Short game targets can point your students toward lower scores

By: Rob Stocke, PGA, with Don Jozwiak

As a teacher, I’m trying to create the same love of the short game with my students – and giving them a fun place to practice these shots is part of the strategy. At The Golf Club of Georgia, we created a short game practice area with seven targets that serves as a great place to practice and work on wedge play. We’re the home course for the Georgia Tech golf team, and those players practically live at the short game area; so do our club’s better players and top juniors. By creating a similar setup at your facility, and by working on short game technique in your lessons, you can help your golfers see immediate improvement on the course.

The Golf Club of Georgia made the decision to revamp its range almost three years ago, and it’s one of the greatest things we’ve ever done. We added the short game target area by putting in seven poles as targets, with 10 yards between each target. The farthest target is 100 yards from the middle of the teeing area, and the closest is 40 yards – but the tee box is 40 yards deep, so the targets can range anywhere from 120 yards to 20 yards depending upon where they tee it up.

Two of the targets are on an existing target green, but the other five are on 10′ by 10′ grass landing areas that are mowed to green height. They receive shots just like a green so golfers can see how their shots land and if they’ll stop. As I tell my students, if they can get their wedge shots to stop on a 10-foot area around a target, they’re going to have a lot of short putts. Our better players spend a lot of time in this area, and it’s fun to see families come out and challenge each other to games. We also use it for competitions during our member-guest: We assign different point values to each target, and players get five shots to score as many points as they can by getting their shots to stop on the landing areas. It’s a bit like Skee Ball for golf, and people love trying to paint the targets white.

As a teacher, I also use our short game target area as a way to lead students to discovering the importance of scoring shots. I’m sure you’ve had plenty of new students who believe their short game is pretty good, and that what they really need is to add 10 yards to their drives. When I hear that, I take them over to the short game area and ask them to hit 10 balls to the 40-yard marker. Most of them can’t keep more than two in the landing area. I’ll explain that’s eight shots they just wasted from 40 yards, and they can save a ton of strokes just by improving that part of their game. That really gets them interested in the short game.
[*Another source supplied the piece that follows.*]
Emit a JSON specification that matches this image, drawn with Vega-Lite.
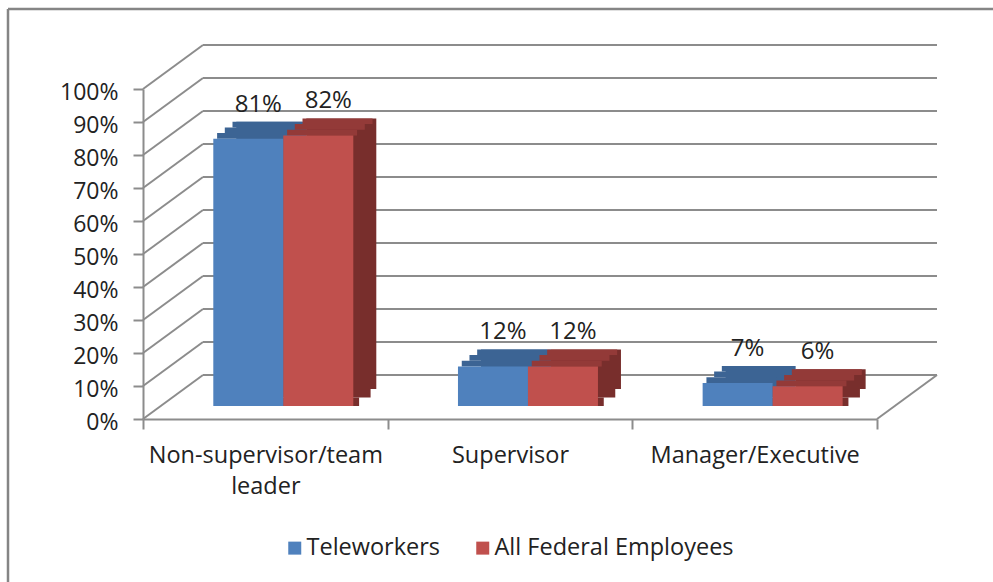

The drill I use most often with my students to make sure they make solid contact with their wedges is having them feel like they’re taking the butt of the club and putting it in their back pocket, or in their side belt loop, on the follow-through. That tends to get their body a bit more engaged so they can rotate a little better, and it takes their hands and wrists out of it. So many players try to scoop the ball into the air, or flip the club. Once impact is consistent, it becomes a lot easier for them to dial in their distances. If a player is all over the map, skulling one shot then hitting the next one fat, they’ll never find consistent distance control. And once impact is consistent, we can start looking at whether clubfitting can help with distance control. Perhaps the golfer would benefit from a different mix of wedges, or wedges with a different sole design, to further improve consistency.